Karınca kararınca herkes yetkisi nispetinde vazifesini yerine getirmeye çalışır. Birilerinin Pamukbank’a gücü yetmiş tepeden tırnağa soyup soğana çevirmiş, bir diğerinin İmar Bankasına… bir diğerinin ise devletin en küçük birimine fark etmez nasıl olsa kendi ceplerinden çıkan bir şey yoktur. Sonuçta devletin malı…
Devletin malını mideye indirmek için sadece bir genel müdür veya müsteşar olmanıza gerek yoktur. Ya da elinde makineli tüfekle herhangi bir bankanın kapısına dayanıp, “sökülün paraları” demenize de. Küçücük koltuklar bile kendi imkânları ölçüsünde elini sıcaktan soğuğa vurmadan bu soygunu gerçekleştirebilir.

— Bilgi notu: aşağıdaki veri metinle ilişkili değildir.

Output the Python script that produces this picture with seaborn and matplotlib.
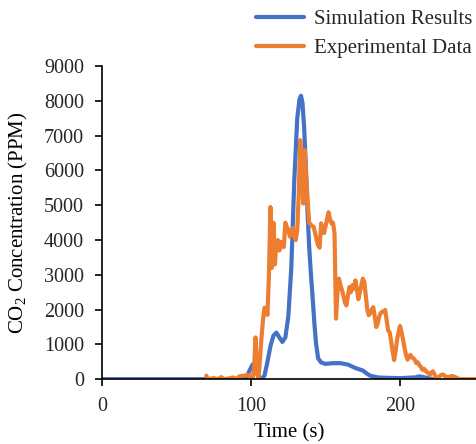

Nasıl mı? Bakın anlatayım. Bizler yaşamımız boyunca; birçok bürokratın makam, ev ve cep telefonlarına gelen kabarık faturaları bile (300–400 YTL gibi) devletin kasasından ödettirdiğine, kendi evlerinde bir tas çorba, yanında en fazla bir pilavla yetinirken, devletin malıyla kuşsütü eksik olmayan sultan sofralarında kadeh tokuşturduklarına, aile efratlarının yanı sıra devletin malını başkalarına da peşkeş çektiklerine, özel arabalarını garajdan çıkarmazken makam araçlarının şahsi iş ve işlemlerinde kullandırdıklarına, sadece şahsi değil, eş ve çocuklarının bile düğün, dernek, gezi ve parti gibi özel eğlence yerlerine, çocuklarını devletin aracı ile okullara götürüp getirdiklerine şahit olmuyor muyuz?
Oluyoruz, ancak bizler Kayserili gazeteci – yazar Osman KAVUNCU gibi tepkimizi dile getiremiyoruz. Bakın Osman KAVUNCU ne yapmış: Zamanın Kayseri Valisi Nazım GÖNESEN eşiyle birlikte makam arabasıyla dolaşırken, Osman KAVUNCU tarafından oto durdurulup ve “makam arabasının özel hizmetlerde kullanılamayacağı” uyarısında bulunmuş. Bunun üzerine valinin eşi arabadan iner ve vali de tepki göstermez. Acaba günümüzde kaç tane Osman KAVUNCU var veya onun gibi düşünen?
Mustafa Kemal Atatürk’ün “Doğruları Söylemekten Çekinmeyiniz” yerine “Bana Dokunmayan Yılan Bin Yıl Yaşasın” ilkesini benimseyenlerden olduğumuz müddetçe bu soygunlar devam edecektir. Bundan kimsenin şüphesi olmasın.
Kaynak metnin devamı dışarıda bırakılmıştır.